Fresh Air: Why the People Around You Matter in Creative Work
I’ve been writing publicly on the internet since May of 2010, the same month I finished graduate school. It was the height of the blogging days of yore, when chronicling our thoughts almost diary-style for our mothers and a dozen of our closest friends was all the rage. Itching to keep writing, but in a different manner and form than I had just spent the last three years doing in the academic world, I jumped on the trend and channeled all of my energy into being as much like Shauna Niequist as I possibly could. And if I got a comment on my blog post?! Oof. A single comment could carry my self esteem for the day (I mean, it still can, I’ll be honest).
For the next four to five years, I wrote on my own. I drafted a piece, re-read it once or twice, and hit publish. And in some ways, that worked okay. A small audience who was interested in what I had to say still grew. Some of the essays really resonated with readers. I was writing, and I loved it.
And then at some point, I began swapping my writing with friends. It was most often my monthly Coffee + Crumbs essay, and I would share the work with another writer on the team who would give line edits and feedback and also leave a nice comment or two. And it was helping. Like, really helping. Small details I hadn’t thought of, sentence structure I didn’t realize could be so much more clear, additions that would serve the story that hadn’t even crossed my mind to put in. It was always the tiniest bit vulnerable to send my work off and wait and wonder, “Do you like it?” But without fail, every single time, the piece was not just a little better, but exponentially better than my original work.

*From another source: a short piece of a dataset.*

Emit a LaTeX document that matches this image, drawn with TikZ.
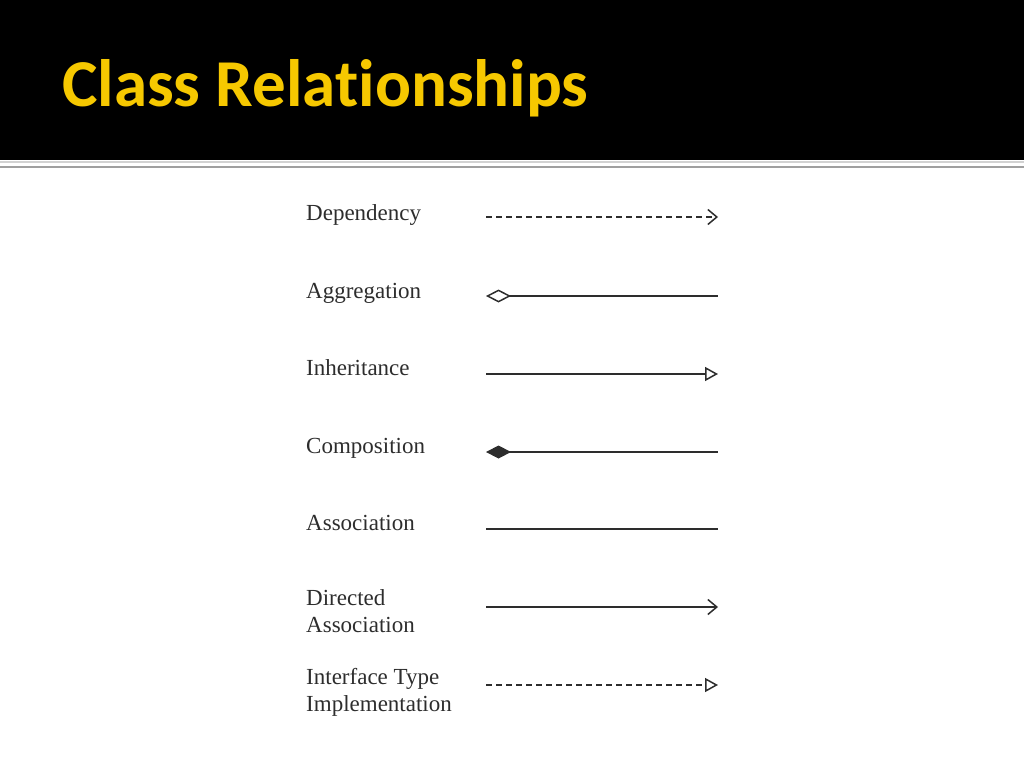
\documentclass[tikz,border=0pt]{standalone}
\usepackage{fontspec}
\setmainfont{Liberation Serif}
\newfontfamily\titlefont[Ligatures=NoCommon]{Carlito}
\usetikzlibrary{arrows.meta}
\definecolor{titleyellow}{RGB}{246,200,0}
\definecolor{inkgray}{RGB}{45,45,45}

\begin{document}
\begin{tikzpicture}[x=1pt, y=-1pt,
    rellabel/.style={anchor=base west, align=left, inner sep=0pt,
        font=\fontsize{23}{26.5}\selectfont, text=inkgray},
    rel/.style={line width=1.5pt, draw=inkgray},
    dep/.style={rel, dash pattern=on 6pt off 4pt,
        -{Straight Barb[length=9pt, width=15pt, line width=1.5pt]}},
    agg/.style={rel, {Diamond[open, length=25pt, width=13pt, line width=1.5pt]}-},
    inh/.style={rel, -{Triangle[open, length=13pt, width=14pt, line width=1.5pt]}},
    comp/.style={rel, {Diamond[length=25pt, width=13pt]}-},
    assoc/.style={rel},
    dirassoc/.style={rel, -{Straight Barb[length=9pt, width=15pt, line width=1.5pt]}},
    impl/.style={rel, dash pattern=on 6pt off 4pt,
        -{Triangle[open, length=13pt, width=14pt, line width=1.5pt]}}]
    \useasboundingbox (0,0) rectangle (1024,768);
    % Title bar
    \fill[black] (0,0) rectangle (1024,160);
    \draw[gray!35, line width=2pt] (0,162) -- (1024,162);
    \draw[gray!75, line width=2.5pt] (0,167) -- (1024,167);
    \node[anchor=base west, inner sep=0pt, text=titleyellow,
        font=\titlefont\bfseries\fontsize{67}{72}\selectfont]
        (Title) at (62,106) {Class Relationships};
    % Relationships (label baseline is the last line)
    \foreach \i/\y/\ty/\name/\kind in {
        1/217/220/Dependency/dep,
        2/296/298/Aggregation/agg,
        3/374/375/Inheritance/inh,
        4/452/453/Composition/comp,
        5/529/530/Association/assoc,
        6/607/632/{Directed\\Association}/dirassoc,
        7/685/711/{Interface Type\\Implementation}/impl} {
        \node[rellabel] (Label-\i) at (306,\ty) {\name};
        \coordinate (Start-\i) at (486,\y);
        \coordinate (End-\i) at (718,\y);
        \draw[\kind] (Start-\i) -- (End-\i);
    }
\end{tikzpicture}
\end{document}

By the end of 2020, I had connected with my mastermind group and we began regularly sharing our work—twice a month thanks to our diligent “secretary”, Sarah—with one another. Now, three people were reading everything I wrote. They were getting to know my voice, the way I tend to end my essays too simply, and my affection for sentences that are probably (definitely?) too long but I write them anyway. The more familiar they grew with the intricacies of my work, the more thoughtfully they could edit me.
And best of all, the more generative our group became.
Not only could this crew give me feedback, even tough feedback at times, they started giving me ideas. I would be on Voxer, telling them a story, and then one of them would say, “Katie, you have to put that in an essay!” or “Katie, what if you told that story hermit crab style?”
I still remember the day I mentioned, “I have such a girl crush on my son’s principal” and just gushed about her care for my boy on the autism spectrum, and Sonya says, “Katie, I want “Girl Crush” to be your next Substack piece. We need stories like that in the world.” Or the day I said something about the kind feedback a small group of people had given me about the book I self-published, Gluing the Cracks, and I said, “It’s nice to hear about all these little micro-impacts the book is making.” Ashlee jumped on the phrase, and responded to my message, “Katie, I love that term, micro-impact. Could you do a "defining word” piece on that?” And then there was the day I was, once again, complaining to my friends about how exhausted I was, driving around town playing prescription hide and seek with my son’s medication, and Sarah suggested, “You could make that a fun quiz-style piece if you wanted to write through it, Katie, kind of like the ones in the magazines we used to do as teenagers.” And because they are all smarter women than me, I did what they said.
None of these pieces are in the world today if the ideas weren’t thought up by someone else.
There have also been times these friends have stopped me from publishing something I’d regret later. I remember clearly the night I opened up some feedback from Sonya on a piece I wrote a few months after my divorce, an essay I thought was really honest and vulnerable, and Sonya said, “Katie, I know this was hard to write, but I need to be honest: I feel like this is something I shouldn’t be reading. I think this one is just for you.” Offended, I slammed my computer shut, and vowed I would never again let Sonya edit my work.
Until, of course, I realized she was absolutely, without a doubt, correct. And goodness, did she save me from a huge lapse in discernment, and I am forever thankful.
The writer I was 15 years ago was earnest and eager. The writer I am today is humble and, dare I say, maybe even seasoned. And the writing is far better for it. The only real difference: surrounding myself with the right people. People who have set a high bar for me. People who can help me frame the experiences in my life into the stories that need to be told, or help me filter the ones that don’t. People who will tell me what lands, what resonates.
People who won’t let me quit writing when I wonder about 287 times a year if I should.
I read a quote once that said, “The people around you either suck the air out of the room, or they bring oxygen in.” And I realized, that’s exactly what writing in community has done for me: helped me breathe in the fresh air that keeps me going. This creative work we do is not easy, and every single one of us will lack confidence and purpose at some point in our lives. And that’s when we need to take a deep breath, and figure out a way to try again.
That deep breath will be so much easier, so much more clear, with fresh air in the room.
Questions for Reflection:
Do you write or do your creative work alone? What keeps you from sharing your work with others for feedback
How do you handle being critiqued?
Is there someone you could ask today to swap work with, even once a month?
What would it look like for you to be oxygen to someone else? What good could you point to in someone else’s life, what stories have inspired you, that you could tell someone, “I think you should write about that.”